▶ AVAILABLE DATA:
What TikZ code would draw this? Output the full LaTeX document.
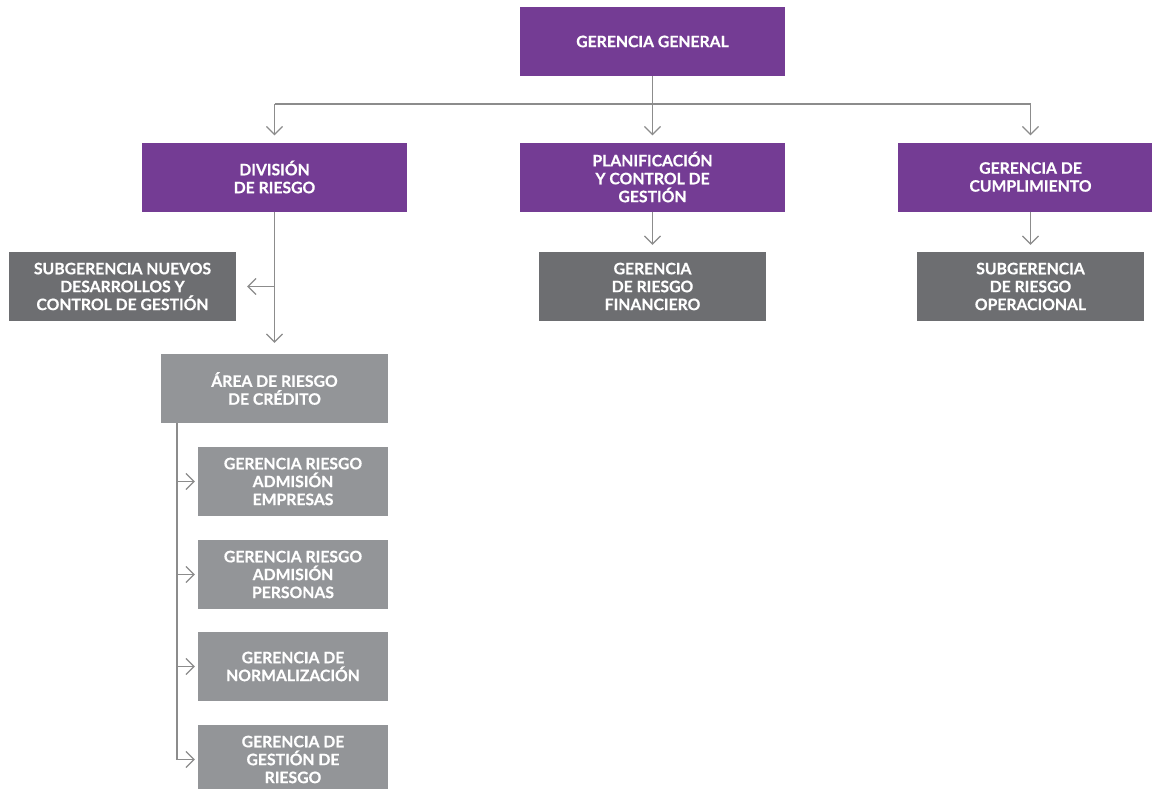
\documentclass[tikz,border=0pt]{standalone}
\usepackage{fontspec}
\setmainfont{Lato}[BoldFeatures={FakeBold=0.6}]
\usetikzlibrary{arrows.meta}
\definecolor{MyPurple}{HTML}{743C94}
\definecolor{MyDark}{HTML}{6D6E71}
\definecolor{MyGray}{HTML}{939598}
\definecolor{MyLine}{HTML}{8C8C8C}

\tikzset{
  box/.style={text=white, font=\bfseries\fontsize{15.8}{18}\selectfont, align=center, inner sep=0pt},
  mgmtbox/.style={box, fill=MyPurple, minimum width=265bp, minimum height=69bp},
  subbox/.style={box, fill=MyDark, minimum width=227bp, minimum height=69bp},
  areabox/.style={box, fill=MyGray, minimum width=227bp, minimum height=69bp},
  deptbox/.style={box, fill=MyGray, minimum width=190bp, minimum height=69bp},
  link/.style={draw=MyLine, line width=1.2bp},
  arr/.style={link, -{Straight Barb[length=8bp,width=16bp]}},
}

\begin{document}
\begin{tikzpicture}[x=1bp,y=-1bp]
        \clip (0,0) rectangle (1152,789);
        \fill[white] (0,0) rectangle (1152,789);

        % top level
        \node[mgmtbox] (gg) at (652.5,41.5) {GERENCIA GENERAL};

        \node[mgmtbox] (div) at (274.5,177) {DIVISIÓN\\DE RIESGO};
        \node[mgmtbox] (plan) at (652.5,177) {PLANIFICACIÓN\\Y CONTROL DE\\GESTIÓN};
        \node[mgmtbox] (cump) at (1030.5,177) {GERENCIA DE\\CUMPLIMIENTO};

        \node[subbox] (subnd) at (122.5,286.5) {SUBGERENCIA NUEVOS\\DESARROLLOS Y\\CONTROL DE GESTIÓN};
        \node[subbox] (finan) at (652.5,286.5) {GERENCIA\\DE RIESGO\\FINANCIERO};
        \node[subbox] (subop) at (1030.5,286.5) {SUBGERENCIA\\DE RIESGO\\OPERACIONAL};

        \node[areabox] (area) at (274.5,388.5) {ÁREA DE RIESGO\\DE CRÉDITO};

        \node[deptbox] (empr) at (293,481.5) {GERENCIA RIESGO\\ADMISIÓN\\EMPRESAS};
        \node[deptbox] (pers) at (293,574.5) {GERENCIA RIESGO\\ADMISIÓN\\PERSONAS};
        \node[deptbox] (norm) at (293,666.5) {GERENCIA DE\\NORMALIZACIÓN};
        \node[deptbox] (gest) at (293,759.5) {GERENCIA DE\\GESTIÓN DE\\RIESGO};

        % connectors
        \coordinate (top) at (652.5,104);
        \coordinate (topL) at (274.5,104);
        \coordinate (topR) at (1030.5,104);
        \draw[link] (gg.south) -- (top);
        \draw[link] (topL) -- (topR);
        \draw[arr, shorten >=7bp] (topL) -- (div.north);
        \draw[arr, shorten >=7bp] (top) -- (plan.north);
        \draw[arr, shorten >=7bp] (topR) -- (cump.north);

        \draw[arr, shorten >=7bp] (plan.south) -- (finan.north);
        \draw[arr, shorten >=7bp] (cump.south) -- (subop.north);

        \coordinate (divB) at (274.5,286.5);
        \draw[link] (div.south) -- (divB);
        \draw[arr, shorten >=11bp] (divB) -- (subnd.east);
        \draw[arr, shorten >=11bp] (divB) -- (area.north);

        \coordinate (areaL) at (177,423);
        \draw[link] (areaL) -- (areaL |- gest.west);
        \foreach \d in {empr,pers,norm,gest}
            \draw[arr, shorten >=3bp] (areaL |- \d.west) -- (\d.west);
\end{tikzpicture}
\end{document}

▶ DIRECTIONS FOR THIS TASK: Repeat the data exactly in full, omitting its pictures.

▶ IN RESPONSE:
What TikZ code would draw this? Output the full LaTeX document.
\documentclass[tikz,border=0pt]{standalone}
\usepackage{fontspec}
\setmainfont{Lato}[BoldFeatures={FakeBold=0.6}]
\usetikzlibrary{arrows.meta}
\definecolor{MyPurple}{HTML}{743C94}
\definecolor{MyDark}{HTML}{6D6E71}
\definecolor{MyGray}{HTML}{939598}
\definecolor{MyLine}{HTML}{8C8C8C}

\tikzset{
  box/.style={text=white, font=\bfseries\fontsize{15.8}{18}\selectfont, align=center, inner sep=0pt},
  mgmtbox/.style={box, fill=MyPurple, minimum width=265bp, minimum height=69bp},
  subbox/.style={box, fill=MyDark, minimum width=227bp, minimum height=69bp},
  areabox/.style={box, fill=MyGray, minimum width=227bp, minimum height=69bp},
  deptbox/.style={box, fill=MyGray, minimum width=190bp, minimum height=69bp},
  link/.style={draw=MyLine, line width=1.2bp},
  arr/.style={link, -{Straight Barb[length=8bp,width=16bp]}},
}

\begin{document}
\begin{tikzpicture}[x=1bp,y=-1bp]
        \clip (0,0) rectangle (1152,789);
        \fill[white] (0,0) rectangle (1152,789);

        % top level
        \node[mgmtbox] (gg) at (652.5,41.5) {GERENCIA GENERAL};

        \node[mgmtbox] (div) at (274.5,177) {DIVISIÓN\\DE RIESGO};
        \node[mgmtbox] (plan) at (652.5,177) {PLANIFICACIÓN\\Y CONTROL DE\\GESTIÓN};
        \node[mgmtbox] (cump) at (1030.5,177) {GERENCIA DE\\CUMPLIMIENTO};

        \node[subbox] (subnd) at (122.5,286.5) {SUBGERENCIA NUEVOS\\DESARROLLOS Y\\CONTROL DE GESTIÓN};
        \node[subbox] (finan) at (652.5,286.5) {GERENCIA\\DE RIESGO\\FINANCIERO};
        \node[subbox] (subop) at (1030.5,286.5) {SUBGERENCIA\\DE RIESGO\\OPERACIONAL};

        \node[areabox] (area) at (274.5,388.5) {ÁREA DE RIESGO\\DE CRÉDITO};

        \node[deptbox] (empr) at (293,481.5) {GERENCIA RIESGO\\ADMISIÓN\\EMPRESAS};
        \node[deptbox] (pers) at (293,574.5) {GERENCIA RIESGO\\ADMISIÓN\\PERSONAS};
        \node[deptbox] (norm) at (293,666.5) {GERENCIA DE\\NORMALIZACIÓN};
        \node[deptbox] (gest) at (293,759.5) {GERENCIA DE\\GESTIÓN DE\\RIESGO};

        % connectors
        \coordinate (top) at (652.5,104);
        \coordinate (topL) at (274.5,104);
        \coordinate (topR) at (1030.5,104);
        \draw[link] (gg.south) -- (top);
        \draw[link] (topL) -- (topR);
        \draw[arr, shorten >=7bp] (topL) -- (div.north);
        \draw[arr, shorten >=7bp] (top) -- (plan.north);
        \draw[arr, shorten >=7bp] (topR) -- (cump.north);

        \draw[arr, shorten >=7bp] (plan.south) -- (finan.north);
        \draw[arr, shorten >=7bp] (cump.south) -- (subop.north);

        \coordinate (divB) at (274.5,286.5);
        \draw[link] (div.south) -- (divB);
        \draw[arr, shorten >=11bp] (divB) -- (subnd.east);
        \draw[arr, shorten >=11bp] (divB) -- (area.north);

        \coordinate (areaL) at (177,423);
        \draw[link] (areaL) -- (areaL |- gest.west);
        \foreach \d in {empr,pers,norm,gest}
            \draw[arr, shorten >=3bp] (areaL |- \d.west) -- (\d.west);
\end{tikzpicture}
\end{document}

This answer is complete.